» Given information:
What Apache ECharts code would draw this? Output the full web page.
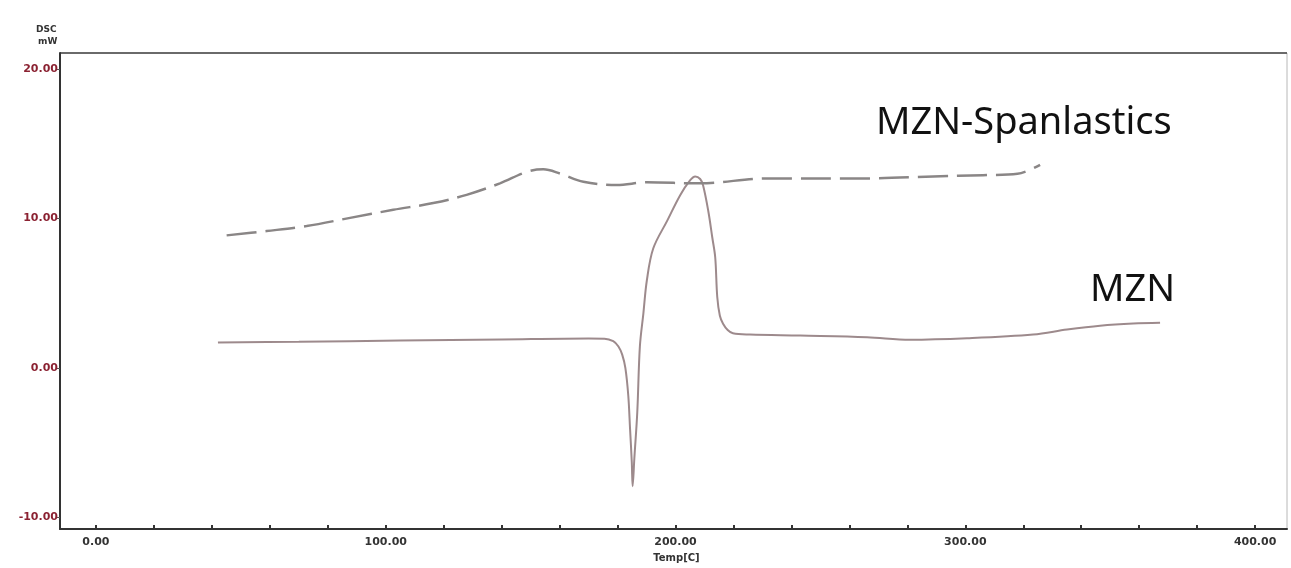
<!DOCTYPE html>
<html>
<head>
<meta charset="utf-8">
<script src="https://cdn.jsdelivr.net/npm/echarts@6/dist/echarts.min.js"></script>
<style>
  html, body { margin: 0; padding: 0; background: #fff; }
  #chart { width: 1291px; height: 568px; }
</style>
</head>
<body>
<div id="chart"></div>
<script>
// MZN (solid curve) - temperature / heat flow
var mznTemp = [42.1, 70, 105, 140, 170, 175.5, 178.5, 180.3, 181.6, 182.7, 183.7, 184.3, 184.9, 185.2, 185.8, 186.8, 187.7, 188.9, 190.1, 192.3, 197.1, 201.6, 205.0, 206.8, 208.5, 209.5, 211.3, 212.7, 213.7, 214.4, 215.3, 216.4, 218.0, 219.8, 225.7, 243.0, 266.1, 280.9, 300.6, 323.4, 335.1, 346.5, 357.9, 367.2];
var mznDsc = [1.72, 1.76, 1.85, 1.92, 1.98, 1.97, 1.8, 1.45, 0.9, 0.0, -1.85, -4.03, -6.26, -7.9, -6.0, -2.95, 1.45, 3.65, 5.86, 8.0, 9.85, 11.57, 12.56, 12.82, 12.65, 12.23, 10.51, 8.72, 7.40, 4.76, 3.5, 2.97, 2.55, 2.33, 2.25, 2.18, 2.07, 1.90, 2.00, 2.25, 2.58, 2.84, 2.99, 3.04];

// MZN-Spanlastics (dashed curve)
var spanTemp = [45.1, 58.9, 72.7, 87.7, 102.6, 116.4, 127.9, 139.4, 148.6, 154.4, 160.1, 168.2, 179.7, 190.1, 208.4, 231.5, 266.0, 288.9, 306.1, 318.0, 325.8];
var spanDsc = [8.88, 9.17, 9.50, 10.05, 10.59, 11.04, 11.59, 12.36, 13.13, 13.30, 13.02, 12.47, 12.25, 12.43, 12.36, 12.69, 12.69, 12.82, 12.91, 13.0, 13.6];

var xLabels = [0, 100, 200, 300, 400];
var xTicks = [0, 20, 40, 60, 80, 100, 120, 140, 160, 180, 200, 220, 240, 260, 280, 300, 320, 340, 360, 380, 400];
var yLabels = [-10, 0, 10, 20];

function pairs(xs, ys) {
  return xs.map(function (x, i) { return [x, ys[i]]; });
}

var myChart = echarts.init(document.getElementById("chart"));

var option = {
  backgroundColor: "#ffffff",
  animation: false,
  grid: {
    left: 60,
    right: 4,
    top: 53,
    bottom: 33,
    show: true,
    borderColor: "#b8b8b8",
    borderWidth: 1
  },
  xAxis: {
    type: "value",
    min: -12.4,
    max: 411,
    name: "Temp[C]",
    nameLocation: "middle",
    nameGap: 22,
    nameTextStyle: { color: "#333", fontWeight: "bold", fontSize: 10, fontFamily: "DejaVu Sans", padding: [0, 0, 0, 6] },
    splitLine: { show: false },
    axisLine: { onZero: false, lineStyle: { color: "#333", width: 2 } },
    axisTick: {
      inside: true,
      length: 4,
      customValues: xTicks,
      lineStyle: { color: "#333", width: 2 }
    },
    axisLabel: {
      customValues: xLabels,
      margin: 8,
      color: "#333",
      fontWeight: "bold",
      fontSize: 11,
      fontFamily: "DejaVu Sans",
      formatter: function (v) { return v.toFixed(2); }
    }
  },
  yAxis: {
    type: "value",
    min: -10.77,
    max: 21.08,
    splitLine: { show: false },
    axisLine: { onZero: false, lineStyle: { color: "#333", width: 2 } },
    axisTick: {
      length: 4,
      customValues: yLabels,
      lineStyle: { color: "#555", width: 1 }
    },
    axisLabel: {
      customValues: yLabels,
      margin: 2,
      color: "#8b2232",
      fontWeight: "bold",
      fontSize: 11,
      fontFamily: "DejaVu Sans",
      formatter: function (v) { return v.toFixed(2); }
    }
  },
  graphic: [
    { type: "line", shape: { x1: 60, y1: 53, x2: 1287, y2: 53 }, style: { stroke: "#444", lineWidth: 1.5 } },
    { type: "text", left: 36, top: 25, style: { text: "DSC", fill: "#333", font: "bold 9px DejaVu Sans" } },
    { type: "text", left: 38, top: 37, style: { text: "mW", fill: "#333", font: "bold 9px DejaVu Sans" } },
    { type: "text", left: 876, top: 104, style: { text: "MZN-Spanlastics", fill: "#111", font: "38px Noto Sans" } },
    { type: "text", left: 1090, top: 271, style: { text: "MZN", fill: "#111", font: "38px Noto Sans" } }
  ],
  series: [
    {
      name: "MZN",
      type: "line",
      data: pairs(mznTemp, mznDsc),
      showSymbol: false,
      smooth: 0.35,
      lineStyle: { color: "#9d8a8c", width: 2 }
    },
    {
      name: "MZN-Spanlastics",
      type: "line",
      data: pairs(spanTemp, spanDsc),
      showSymbol: false,
      smooth: 0.35,
      lineStyle: { color: "#8a8686", width: 2.5, type: [30, 9] }
    }
  ]
};

myChart.setOption(option);
</script>
</body>
</html>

» Instructions to follow: The data above should be repeated exactly, minus any pictures.

» Output:
What Apache ECharts code would draw this? Output the full web page.
<!DOCTYPE html>
<html>
<head>
<meta charset="utf-8">
<script src="https://cdn.jsdelivr.net/npm/echarts@6/dist/echarts.min.js"></script>
<style>
  html, body { margin: 0; padding: 0; background: #fff; }
  #chart { width: 1291px; height: 568px; }
</style>
</head>
<body>
<div id="chart"></div>
<script>
// MZN (solid curve) - temperature / heat flow
var mznTemp = [42.1, 70, 105, 140, 170, 175.5, 178.5, 180.3, 181.6, 182.7, 183.7, 184.3, 184.9, 185.2, 185.8, 186.8, 187.7, 188.9, 190.1, 192.3, 197.1, 201.6, 205.0, 206.8, 208.5, 209.5, 211.3, 212.7, 213.7, 214.4, 215.3, 216.4, 218.0, 219.8, 225.7, 243.0, 266.1, 280.9, 300.6, 323.4, 335.1, 346.5, 357.9, 367.2];
var mznDsc = [1.72, 1.76, 1.85, 1.92, 1.98, 1.97, 1.8, 1.45, 0.9, 0.0, -1.85, -4.03, -6.26, -7.9, -6.0, -2.95, 1.45, 3.65, 5.86, 8.0, 9.85, 11.57, 12.56, 12.82, 12.65, 12.23, 10.51, 8.72, 7.40, 4.76, 3.5, 2.97, 2.55, 2.33, 2.25, 2.18, 2.07, 1.90, 2.00, 2.25, 2.58, 2.84, 2.99, 3.04];

// MZN-Spanlastics (dashed curve)
var spanTemp = [45.1, 58.9, 72.7, 87.7, 102.6, 116.4, 127.9, 139.4, 148.6, 154.4, 160.1, 168.2, 179.7, 190.1, 208.4, 231.5, 266.0, 288.9, 306.1, 318.0, 325.8];
var spanDsc = [8.88, 9.17, 9.50, 10.05, 10.59, 11.04, 11.59, 12.36, 13.13, 13.30, 13.02, 12.47, 12.25, 12.43, 12.36, 12.69, 12.69, 12.82, 12.91, 13.0, 13.6];

var xLabels = [0, 100, 200, 300, 400];
var xTicks = [0, 20, 40, 60, 80, 100, 120, 140, 160, 180, 200, 220, 240, 260, 280, 300, 320, 340, 360, 380, 400];
var yLabels = [-10, 0, 10, 20];

function pairs(xs, ys) {
  return xs.map(function (x, i) { return [x, ys[i]]; });
}

var myChart = echarts.init(document.getElementById("chart"));

var option = {
  backgroundColor: "#ffffff",
  animation: false,
  grid: {
    left: 60,
    right: 4,
    top: 53,
    bottom: 33,
    show: true,
    borderColor: "#b8b8b8",
    borderWidth: 1
  },
  xAxis: {
    type: "value",
    min: -12.4,
    max: 411,
    name: "Temp[C]",
    nameLocation: "middle",
    nameGap: 22,
    nameTextStyle: { color: "#333", fontWeight: "bold", fontSize: 10, fontFamily: "DejaVu Sans", padding: [0, 0, 0, 6] },
    splitLine: { show: false },
    axisLine: { onZero: false, lineStyle: { color: "#333", width: 2 } },
    axisTick: {
      inside: true,
      length: 4,
      customValues: xTicks,
      lineStyle: { color: "#333", width: 2 }
    },
    axisLabel: {
      customValues: xLabels,
      margin: 8,
      color: "#333",
      fontWeight: "bold",
      fontSize: 11,
      fontFamily: "DejaVu Sans",
      formatter: function (v) { return v.toFixed(2); }
    }
  },
  yAxis: {
    type: "value",
    min: -10.77,
    max: 21.08,
    splitLine: { show: false },
    axisLine: { onZero: false, lineStyle: { color: "#333", width: 2 } },
    axisTick: {
      length: 4,
      customValues: yLabels,
      lineStyle: { color: "#555", width: 1 }
    },
    axisLabel: {
      customValues: yLabels,
      margin: 2,
      color: "#8b2232",
      fontWeight: "bold",
      fontSize: 11,
      fontFamily: "DejaVu Sans",
      formatter: function (v) { return v.toFixed(2); }
    }
  },
  graphic: [
    { type: "line", shape: { x1: 60, y1: 53, x2: 1287, y2: 53 }, style: { stroke: "#444", lineWidth: 1.5 } },
    { type: "text", left: 36, top: 25, style: { text: "DSC", fill: "#333", font: "bold 9px DejaVu Sans" } },
    { type: "text", left: 38, top: 37, style: { text: "mW", fill: "#333", font: "bold 9px DejaVu Sans" } },
    { type: "text", left: 876, top: 104, style: { text: "MZN-Spanlastics", fill: "#111", font: "38px Noto Sans" } },
    { type: "text", left: 1090, top: 271, style: { text: "MZN", fill: "#111", font: "38px Noto Sans" } }
  ],
  series: [
    {
      name: "MZN",
      type: "line",
      data: pairs(mznTemp, mznDsc),
      showSymbol: false,
      smooth: 0.35,
      lineStyle: { color: "#9d8a8c", width: 2 }
    },
    {
      name: "MZN-Spanlastics",
      type: "line",
      data: pairs(spanTemp, spanDsc),
      showSymbol: false,
      smooth: 0.35,
      lineStyle: { color: "#8a8686", width: 2.5, type: [30, 9] }
    }
  ]
};

myChart.setOption(option);
</script>
</body>
</html>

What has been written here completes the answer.